» TASK REQUIREMENTS:
Your job is to retype all of the data word for word, leaving every image out.

» SOURCE MATERIAL:
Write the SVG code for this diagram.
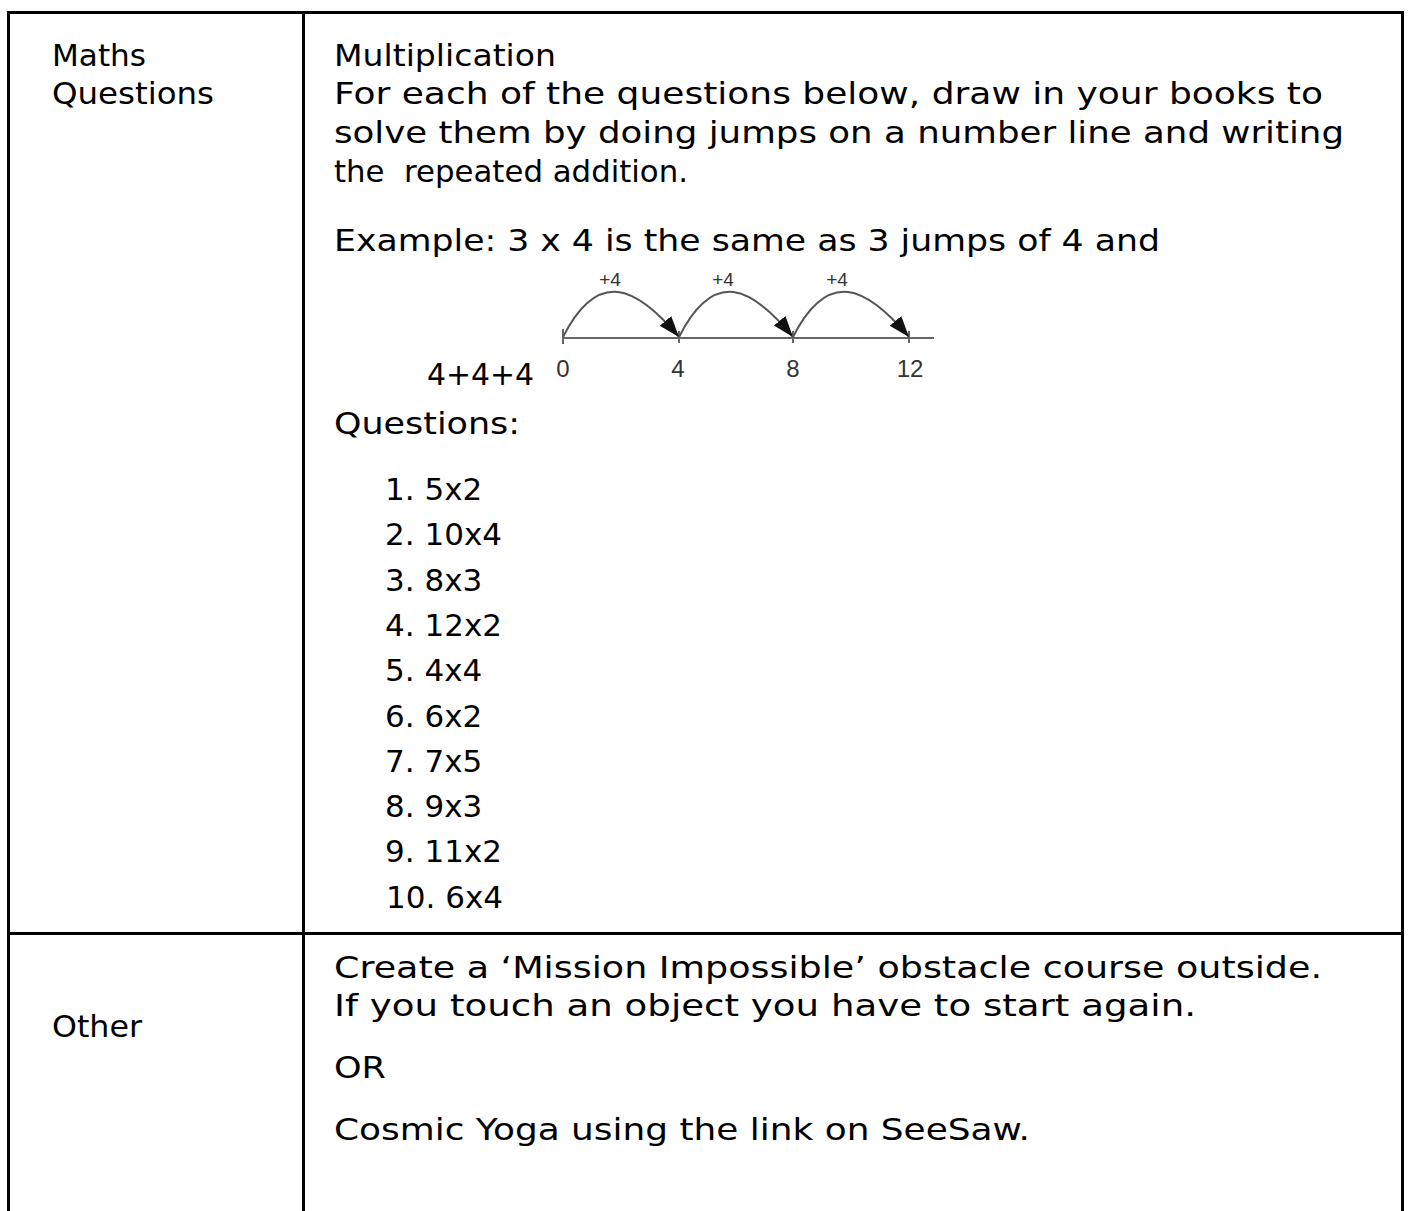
<svg xmlns="http://www.w3.org/2000/svg" width="1409" height="1211" viewBox="0 0 1409 1211">
<defs>
<style>
.t{font-family:"DejaVu Sans","Liberation Sans",sans-serif;font-size:31px;fill:#000}
.g{font-family:"Liberation Sans","DejaVu Sans",sans-serif;fill:#333}
.rule{stroke:#000;stroke-width:3;fill:none}
.arc{stroke:#555;stroke-width:2;fill:none}
.axis{stroke:#666;stroke-width:2;fill:none}
</style>
<marker id="ah" markerUnits="userSpaceOnUse" markerWidth="24" markerHeight="16" refX="21" refY="7.5" orient="auto">
<path d="M0,0 L21,7.5 L0,15 z" fill="#111"/>
</marker>
</defs>
<rect width="1409" height="1211" fill="#fff"/>
<g id="table-lines">
<line class="rule" x1="7" y1="12.5" x2="1404" y2="12.5"/>
<line class="rule" x1="8.5" y1="11" x2="8.5" y2="1211"/>
<line class="rule" x1="303.5" y1="11" x2="303.5" y2="1211"/>
<line class="rule" x1="1402.5" y1="11" x2="1402.5" y2="1211"/>
<line class="rule" x1="7" y1="933.5" x2="1404" y2="933.5"/>
</g>
<g id="label-maths">
<text class="t" x="52" y="66" textLength="94" lengthAdjust="spacingAndGlyphs">Maths</text>
<text class="t" x="52" y="104" textLength="162" lengthAdjust="spacingAndGlyphs">Questions</text>
</g>
<g id="maths-content">
<text class="t" x="334" y="66" textLength="222" lengthAdjust="spacingAndGlyphs">Multiplication</text>
<text class="t" x="334" y="104" textLength="989" lengthAdjust="spacingAndGlyphs">For each of the questions below, draw in your books to</text>
<text class="t" x="334" y="143" textLength="1010" lengthAdjust="spacingAndGlyphs">solve them by doing jumps on a number line and writing</text>
<text class="t" x="334" y="182" textLength="354" lengthAdjust="spacingAndGlyphs" xml:space="preserve">the  repeated addition.</text>
<text class="t" x="334" y="251" textLength="826" lengthAdjust="spacingAndGlyphs">Example: 3 x 4 is the same as 3 jumps of 4 and</text>
<text class="t" x="427" y="385" textLength="107" lengthAdjust="spacingAndGlyphs">4+4+4</text>
<text class="t" x="334" y="434" textLength="186" lengthAdjust="spacingAndGlyphs">Questions:</text>
</g>
<g id="number-line">
<line class="axis" x1="563" y1="338" x2="934" y2="338"/>
<line class="axis" x1="563" y1="329" x2="563" y2="344"/>
<line class="axis" x1="679" y1="331" x2="679" y2="343"/>
<line class="axis" x1="793" y1="331" x2="793" y2="343"/>
<line class="axis" x1="909" y1="331" x2="909" y2="343"/>
<path class="arc" marker-end="url(#ah)" d="M563,337 C598,268 636,286 679,337"/>
<path class="arc" marker-end="url(#ah)" d="M679,337 C714,268 751,286 793,337"/>
<path class="arc" marker-end="url(#ah)" d="M793,337 C828,268 866,286 909,337"/>
<text class="g" x="610" y="286" font-size="19" text-anchor="middle" fill="#222">+4</text>
<text class="g" x="723" y="286" font-size="19" text-anchor="middle" fill="#222">+4</text>
<text class="g" x="837" y="286" font-size="19" text-anchor="middle" fill="#222">+4</text>
<text class="g" x="563" y="377" font-size="24" text-anchor="middle">0</text>
<text class="g" x="678" y="377" font-size="24" text-anchor="middle">4</text>
<text class="g" x="793" y="377" font-size="24" text-anchor="middle">8</text>
<text class="g" x="910" y="377" font-size="24" text-anchor="middle">12</text>
</g>
<g id="question-list">
<text class="t" x="385" y="500">1. 5x2</text>
<text class="t" x="385" y="545">2. 10x4</text>
<text class="t" x="385" y="591">3. 8x3</text>
<text class="t" x="385" y="636">4. 12x2</text>
<text class="t" x="385" y="681">5. 4x4</text>
<text class="t" x="385" y="727">6. 6x2</text>
<text class="t" x="385" y="772">7. 7x5</text>
<text class="t" x="385" y="817">8. 9x3</text>
<text class="t" x="385" y="862">9. 11x2</text>
<text class="t" x="386" y="908">10. 6x4</text>
</g>
<g id="label-other">
<text class="t" x="52" y="1037" textLength="90" lengthAdjust="spacingAndGlyphs">Other</text>
</g>
<g id="other-content">
<text class="t" x="334" y="978" textLength="988" lengthAdjust="spacingAndGlyphs">Create a ‘Mission Impossible’ obstacle course outside.</text>
<text class="t" x="334" y="1016" textLength="862" lengthAdjust="spacingAndGlyphs">If you touch an object you have to start again.</text>
<text class="t" x="334" y="1078" textLength="52" lengthAdjust="spacingAndGlyphs">OR</text>
<text class="t" x="334" y="1140" textLength="696" lengthAdjust="spacingAndGlyphs">Cosmic Yoga using the link on SeeSaw.</text>
</g>
</svg>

» WRITTEN RESPONSE:
Write the SVG code for this diagram.
<svg xmlns="http://www.w3.org/2000/svg" width="1409" height="1211" viewBox="0 0 1409 1211">
<defs>
<style>
.t{font-family:"DejaVu Sans","Liberation Sans",sans-serif;font-size:31px;fill:#000}
.g{font-family:"Liberation Sans","DejaVu Sans",sans-serif;fill:#333}
.rule{stroke:#000;stroke-width:3;fill:none}
.arc{stroke:#555;stroke-width:2;fill:none}
.axis{stroke:#666;stroke-width:2;fill:none}
</style>
<marker id="ah" markerUnits="userSpaceOnUse" markerWidth="24" markerHeight="16" refX="21" refY="7.5" orient="auto">
<path d="M0,0 L21,7.5 L0,15 z" fill="#111"/>
</marker>
</defs>
<rect width="1409" height="1211" fill="#fff"/>
<g id="table-lines">
<line class="rule" x1="7" y1="12.5" x2="1404" y2="12.5"/>
<line class="rule" x1="8.5" y1="11" x2="8.5" y2="1211"/>
<line class="rule" x1="303.5" y1="11" x2="303.5" y2="1211"/>
<line class="rule" x1="1402.5" y1="11" x2="1402.5" y2="1211"/>
<line class="rule" x1="7" y1="933.5" x2="1404" y2="933.5"/>
</g>
<g id="label-maths">
<text class="t" x="52" y="66" textLength="94" lengthAdjust="spacingAndGlyphs">Maths</text>
<text class="t" x="52" y="104" textLength="162" lengthAdjust="spacingAndGlyphs">Questions</text>
</g>
<g id="maths-content">
<text class="t" x="334" y="66" textLength="222" lengthAdjust="spacingAndGlyphs">Multiplication</text>
<text class="t" x="334" y="104" textLength="989" lengthAdjust="spacingAndGlyphs">For each of the questions below, draw in your books to</text>
<text class="t" x="334" y="143" textLength="1010" lengthAdjust="spacingAndGlyphs">solve them by doing jumps on a number line and writing</text>
<text class="t" x="334" y="182" textLength="354" lengthAdjust="spacingAndGlyphs" xml:space="preserve">the  repeated addition.</text>
<text class="t" x="334" y="251" textLength="826" lengthAdjust="spacingAndGlyphs">Example: 3 x 4 is the same as 3 jumps of 4 and</text>
<text class="t" x="427" y="385" textLength="107" lengthAdjust="spacingAndGlyphs">4+4+4</text>
<text class="t" x="334" y="434" textLength="186" lengthAdjust="spacingAndGlyphs">Questions:</text>
</g>
<g id="number-line">
<line class="axis" x1="563" y1="338" x2="934" y2="338"/>
<line class="axis" x1="563" y1="329" x2="563" y2="344"/>
<line class="axis" x1="679" y1="331" x2="679" y2="343"/>
<line class="axis" x1="793" y1="331" x2="793" y2="343"/>
<line class="axis" x1="909" y1="331" x2="909" y2="343"/>
<path class="arc" marker-end="url(#ah)" d="M563,337 C598,268 636,286 679,337"/>
<path class="arc" marker-end="url(#ah)" d="M679,337 C714,268 751,286 793,337"/>
<path class="arc" marker-end="url(#ah)" d="M793,337 C828,268 866,286 909,337"/>
<text class="g" x="610" y="286" font-size="19" text-anchor="middle" fill="#222">+4</text>
<text class="g" x="723" y="286" font-size="19" text-anchor="middle" fill="#222">+4</text>
<text class="g" x="837" y="286" font-size="19" text-anchor="middle" fill="#222">+4</text>
<text class="g" x="563" y="377" font-size="24" text-anchor="middle">0</text>
<text class="g" x="678" y="377" font-size="24" text-anchor="middle">4</text>
<text class="g" x="793" y="377" font-size="24" text-anchor="middle">8</text>
<text class="g" x="910" y="377" font-size="24" text-anchor="middle">12</text>
</g>
<g id="question-list">
<text class="t" x="385" y="500">1. 5x2</text>
<text class="t" x="385" y="545">2. 10x4</text>
<text class="t" x="385" y="591">3. 8x3</text>
<text class="t" x="385" y="636">4. 12x2</text>
<text class="t" x="385" y="681">5. 4x4</text>
<text class="t" x="385" y="727">6. 6x2</text>
<text class="t" x="385" y="772">7. 7x5</text>
<text class="t" x="385" y="817">8. 9x3</text>
<text class="t" x="385" y="862">9. 11x2</text>
<text class="t" x="386" y="908">10. 6x4</text>
</g>
<g id="label-other">
<text class="t" x="52" y="1037" textLength="90" lengthAdjust="spacingAndGlyphs">Other</text>
</g>
<g id="other-content">
<text class="t" x="334" y="978" textLength="988" lengthAdjust="spacingAndGlyphs">Create a ‘Mission Impossible’ obstacle course outside.</text>
<text class="t" x="334" y="1016" textLength="862" lengthAdjust="spacingAndGlyphs">If you touch an object you have to start again.</text>
<text class="t" x="334" y="1078" textLength="52" lengthAdjust="spacingAndGlyphs">OR</text>
<text class="t" x="334" y="1140" textLength="696" lengthAdjust="spacingAndGlyphs">Cosmic Yoga using the link on SeeSaw.</text>
</g>
</svg>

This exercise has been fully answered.